He is supposed to come at three   
he will come anyway!   
when is he coming? I really do not know ##the question mark is not at the end of the line.   

- "." -

is used to refer any character (a letter, a number, a symbol… anything).

a.b   

matches the lines   

the format has to be aa:bb
it seems like she doesn't know the alphabet, she says acb   
it is necessary to enumerate the letters like this: a,b,c...   
they wanted to do an ab test   ##the period `"."` also can match nothing   

- | -

The 'pipe' metacharacter is used to indicate alternatives

yesterday|today|tomorrow   

- will match the lines within either 'yesterday' or 'today' or 'tomorrow'   

Patty came yesterday   
tomorrow is the Luke's turn   
I do not know who is coming today   
^[Gg]ood|[Bb]ad   

It will match 'good' (starting with a capital or lowercase letter) at the begining of the line and 'bad' (starting with a capital or lowercase letter) wherever in the line

- Parentheses can be used as they are used in maths

^([Gg]ood|[Bb]ad)   

The '^' affects to everyting inside the parentheses. So, it will match the good or bad both at the beginning of the line

- ? -

The question mark indicates that the parenthesized subexpression is optional

[Gg]eorge( [Ww]\.)? [Bb]ush  

the 'space w. (written either in lower or in uppercase)' is optional.  
this regular expression will match  

BBC reported that George W. Bush claimed God told him to invade   
yesterday george bush was on tv   
it's said that george w. bush is coming back to politics   

- \ -

we use the slashback '\' when we want to use metacharacters (e.g. '.') as literals, to scape the metacharacter's meaning

- * - and - + -

are metacharacters used to indicate repetition of the pattern tha precedes the * or the +

- * - means that repeat whatever precedes the star any number of times, including none

(.*)   

it looks for a parentheses, followed by a dot - any character- that is going to be repeated any number of times, including no times, followed by another parenthesis.   
so, the expresion __`.*`__ basically means any string of characters   
particulary, this regular expression will match:   

I told him to come this afternoon (at 3 pm)   
It's easy to find several ways (train, metro, by car...) to get there   
() ##just the parentheses with nothing inside them   

- the _.*__ allways matches the longest possible string that satifies the regular expression_
- to turn this behaviour of and make it to take the shortest prossible string that satisfies the regular expresion, we use the question mark (.*?)

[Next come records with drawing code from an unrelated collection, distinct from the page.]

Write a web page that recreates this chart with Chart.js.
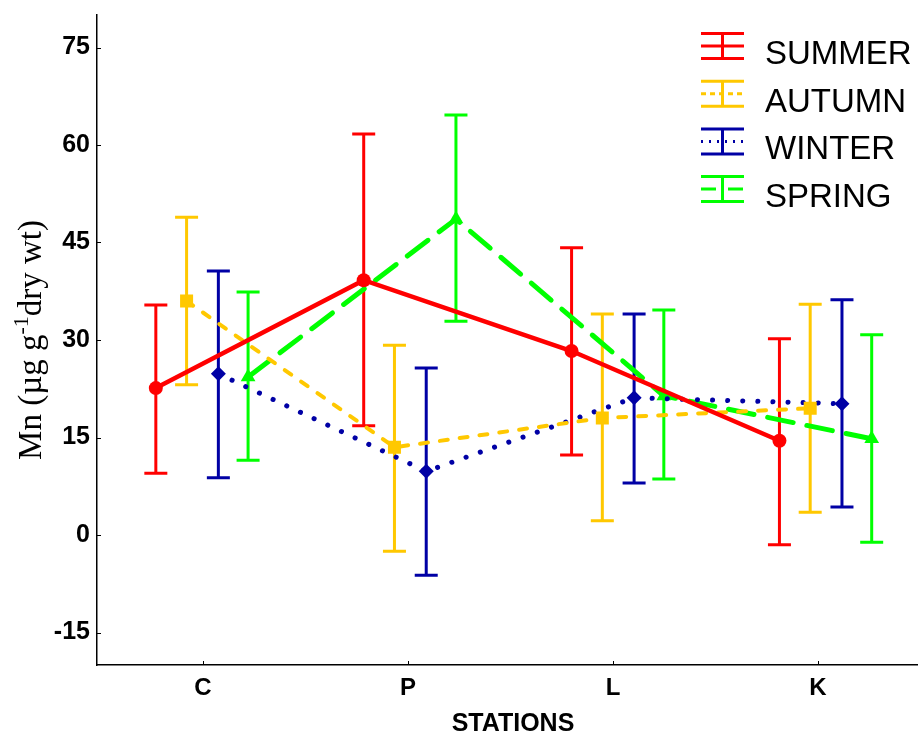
<!DOCTYPE html>
<html>
<head>
<meta charset="utf-8">
<script src="https://cdn.jsdelivr.net/npm/chart.js@4.4.1/dist/chart.umd.min.js"></script>
<style>
    html, body { margin: 0; padding: 0; background: #fff; overflow: hidden; }
    canvas { display: block; }
</style>
</head>
<body>
<canvas id="chart" width="918" height="735"></canvas>
<script>
// 数据 - stations & seasons
const stations = ['C', 'P', 'L', 'K'];
const seasons = ['SUMMER', 'AUTUMN', 'WINTER', 'SPRING'];
const yTickValues = [-15, 0, 15, 30, 45, 60, 75];

// mean Mn per station
const summerMean = [22.6, 39.2, 28.3, 14.5];
const autumnMean = [36.0, 13.5, 18.0, 19.5];
const winterMean = [24.8, 9.8, 21.1, 20.2];
const springMean = [24.3, 48.6, 21.4, 14.8];

// error bar ends (low / high)
const summerLow = [9.5, 16.8, 12.3, -1.5];
const summerHigh = [35.4, 61.7, 44.2, 30.2];
const autumnLow = [23.1, -2.5, 2.2, 3.5];
const autumnHigh = [48.9, 29.2, 34.0, 35.5];
const winterLow = [8.8, -6.2, 8.0, 4.3];
const winterHigh = [40.6, 25.7, 34.0, 36.2];
const springLow = [11.5, 32.9, 8.6, -1.1];
const springHigh = [37.4, 64.6, 34.6, 30.8];

// 样式
const colors = {
    summer: '#ff0000',
    autumn: '#ffc800',
    winter: '#0000a5',
    spring: '#00ff00'
};

// small side-by-side offsets so the error bars don't overlap
const seasonOffset = [-0.23, -0.08, 0.075, 0.22];
const offsetDrift = 0.014;

function toPoints(means, s) {
    return means.map((v, i) => ({ x: i + 1 + seasonOffset[s] + offsetDrift * i, y: v }));
}

const series = [
    { label: seasons[0], mean: summerMean, low: summerLow, high: summerHigh, color: colors.summer,
      dash: [], width: 4.5, cap: 'round', point: 'circle', radius: 7, legendDash: [] },
    { label: seasons[1], mean: autumnMean, low: autumnLow, high: autumnHigh, color: colors.autumn,
      dash: [8, 12], width: 4, cap: 'round', point: 'rect', radius: 9.2, legendDash: [5, 4] },
    { label: seasons[2], mean: winterMean, low: winterLow, high: winterHigh, color: colors.winter,
      dash: [0.1, 15], width: 5, cap: 'round', point: 'rectRot', radius: 7.5, legendDash: [2, 6] },
    { label: seasons[3], mean: springMean, low: springLow, high: springHigh, color: colors.spring,
      dash: [26, 14], width: 5, cap: 'round', point: 'triangle', radius: 8.5, legendDash: [15, 12] }
];

// 误差线
const errorBarPlugin = {
    id: 'errorBars',
    beforeDatasetsDraw(chart) {
        const ctx = chart.ctx;
        const yScale = chart.scales.y;
        ctx.save();
        series.forEach((s, si) => {
            const meta = chart.getDatasetMeta(si);
            meta.data.forEach((pt, i) => {
                const yLo = yScale.getPixelForValue(s.low[i]);
                const yHi = yScale.getPixelForValue(s.high[i]);
                ctx.strokeStyle = s.color;
                ctx.lineWidth = 3;
                ctx.lineCap = 'butt';
                ctx.setLineDash([]);
                ctx.beginPath();
                ctx.moveTo(pt.x, yLo);
                ctx.lineTo(pt.x, yHi);
                ctx.moveTo(pt.x - 11.5, yLo);
                ctx.lineTo(pt.x + 11.5, yLo);
                ctx.moveTo(pt.x - 11.5, yHi);
                ctx.lineTo(pt.x + 11.5, yHi);
                ctx.stroke();
            });
        });
        ctx.restore();
    }
};

// 标题、刻度和图例
const decorPlugin = {
    id: 'decor',
    afterDraw(chart) {
        const ctx = chart.ctx;
        const area = chart.chartArea;
        ctx.save();

        // inside tick marks
        ctx.strokeStyle = '#000';
        ctx.lineWidth = 1;
        yTickValues.forEach(v => {
            const y = Math.round(chart.scales.y.getPixelForValue(v)) + 0.5;
            ctx.beginPath();
            ctx.moveTo(area.left, y);
            ctx.lineTo(area.left + 4, y);
            ctx.stroke();
        });
        stations.forEach((st, i) => {
            const x = Math.round(chart.scales.x.getPixelForValue(i + 1)) + 0.5;
            ctx.beginPath();
            ctx.moveTo(x, area.bottom);
            ctx.lineTo(x, area.bottom - 4);
            ctx.stroke();
        });

        // x title
        ctx.fillStyle = '#000';
        ctx.font = 'bold 25px "Liberation Sans", Arial, sans-serif';
        ctx.textAlign = 'center';
        ctx.textBaseline = 'middle';
        ctx.fillText('STATIONS', 513, 724);

        // y title with superscript
        const mainFont = '33px "Liberation Serif", "Times New Roman", serif';
        const supFont = '22px "Liberation Serif", "Times New Roman", serif';
        const part1 = 'Mn (\u00b5g g';
        const sup = '-1';
        const part2 = 'dry wt)';
        ctx.font = mainFont;
        const w1 = ctx.measureText(part1).width;
        const w3 = ctx.measureText(part2).width;
        ctx.font = supFont;
        const w2 = ctx.measureText(sup).width;
        const total = w1 + w2 + w3;
        ctx.translate(41, 340);
        ctx.rotate(-Math.PI / 2);
        ctx.textAlign = 'left';
        ctx.textBaseline = 'alphabetic';
        let x = -total / 2;
        ctx.font = mainFont;
        ctx.fillText(part1, x, 0);
        x += w1;
        ctx.font = supFont;
        ctx.fillText(sup, x, -13);
        x += w2;
        ctx.font = mainFont;
        ctx.fillText(part2, x, 0);
        ctx.setTransform(1, 0, 0, 1, 0, 0);

        // legend
        const iconLeft = 701, iconRight = 744, iconMid = 722.5;
        series.forEach((s, i) => {
            const cy = 46 + i * 47.7;
            ctx.strokeStyle = s.color;
            ctx.lineWidth = 3;
            ctx.lineCap = 'butt';
            ctx.setLineDash([]);
            ctx.beginPath();
            ctx.moveTo(iconLeft, cy - 12.5);
            ctx.lineTo(iconRight, cy - 12.5);
            ctx.moveTo(iconLeft, cy + 12.5);
            ctx.lineTo(iconRight, cy + 12.5);
            ctx.moveTo(iconMid, cy - 12.5);
            ctx.lineTo(iconMid, cy + 12.5);
            ctx.stroke();
            ctx.setLineDash(s.legendDash);
            ctx.beginPath();
            ctx.moveTo(iconLeft, cy);
            ctx.lineTo(iconRight, cy);
            ctx.stroke();
            ctx.setLineDash([]);

            ctx.fillStyle = '#000';
            ctx.font = '33px "Liberation Sans", Arial, sans-serif';
            ctx.textAlign = 'left';
            ctx.textBaseline = 'middle';
            ctx.fillText(s.label, 765, cy + 9);
        });

        ctx.restore();
    }
};

const ctx = document.getElementById('chart');
new Chart(ctx, {
    type: 'scatter',
    data: {
        datasets: series.map((s, si) => ({
            label: s.label,
            data: toPoints(s.mean, si),
            showLine: true,
            borderColor: s.color,
            backgroundColor: s.color,
            borderWidth: s.width,
            borderDash: s.dash,
            borderCapStyle: s.cap,
            tension: 0,
            pointStyle: s.point,
            pointRadius: s.radius,
            pointBorderWidth: 0,
            pointHoverRadius: s.radius
        }))
    },
    options: {
        responsive: false,
        animation: false,
        devicePixelRatio: 1,
        layout: {
            autoPadding: false,
            padding: { top: 15, right: 1, left: 0, bottom: 0 }
        },
        plugins: {
            legend: { display: false },
            tooltip: { enabled: false }
        },
        scales: {
            x: {
                type: 'linear',
                min: 0.483,
                max: 4.483,
                afterBuildTicks: scale => {
                    scale.ticks = stations.map((st, i) => ({ value: i + 1 }));
                },
                afterFit: scale => {
                    scale.height = 70;
                    scale.paddingLeft = 0;
                    scale.paddingRight = 0;
                },
                grid: { drawOnChartArea: false, drawTicks: false },
                border: { color: '#000', width: 1.5 },
                ticks: {
                    callback: v => stations[v - 1],
                    color: '#000',
                    padding: 9,
                    maxRotation: 0,
                    font: { family: '"Liberation Sans", Arial, sans-serif', size: 24, weight: 'bold' }
                }
            },
            y: {
                min: -20,
                max: 80,
                afterBuildTicks: scale => {
                    scale.ticks = yTickValues.map(v => ({ value: v }));
                },
                afterFit: scale => {
                    scale.width = 97;
                    scale.paddingTop = 0;
                    scale.paddingBottom = 0;
                },
                grid: { drawOnChartArea: false, drawTicks: false },
                border: { color: '#000', width: 1.5 },
                ticks: {
                    color: '#000',
                    padding: 7,
                    font: { family: '"Liberation Sans", Arial, sans-serif', size: 25, weight: 'bold' }
                }
            }
        }
    },
    plugins: [errorBarPlugin, decorPlugin]
});
</script>
</body>
</html>
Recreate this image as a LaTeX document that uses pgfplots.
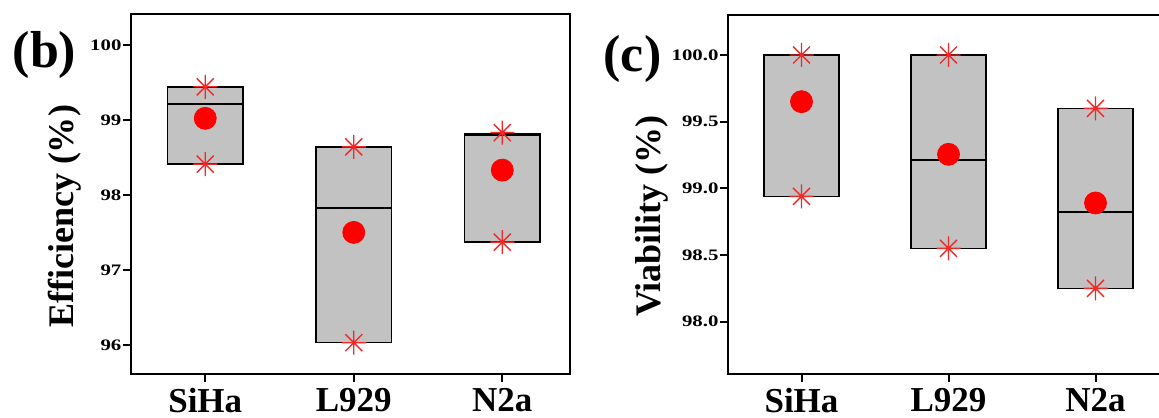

- + - means that repeat whatever precedes the cross at least once. (this means that what precedes to the cross must appear at least once)

[0-9]+   

matches those lines which have, at least, one number on them   

this car has 220 cv   
I told him to come this afternoon (at 3 pm)  

- {} -

let us specify the minimum and the maximum number of times that the regular sub-expression parenthesized that precedes the range in curly braces can be repeated.

[0-9] ([a-d]){1,3}   

i look for a number, follow by one space, follow by 1 up to 3 letters between a and d   

He lives in the 9 d apartment   
The password is 7 dac   

- \n -

where 'n' is a number

this expressions allow us to find the exact string found it with a regular sub expression, as many times as the number.

 +([a-zA-Z]+) +\1   

Matches when the string found it with the regular subexpression '([a-zA-Z]+)' is repeated once   

blah blah blah blah   
time for bed, night night twitter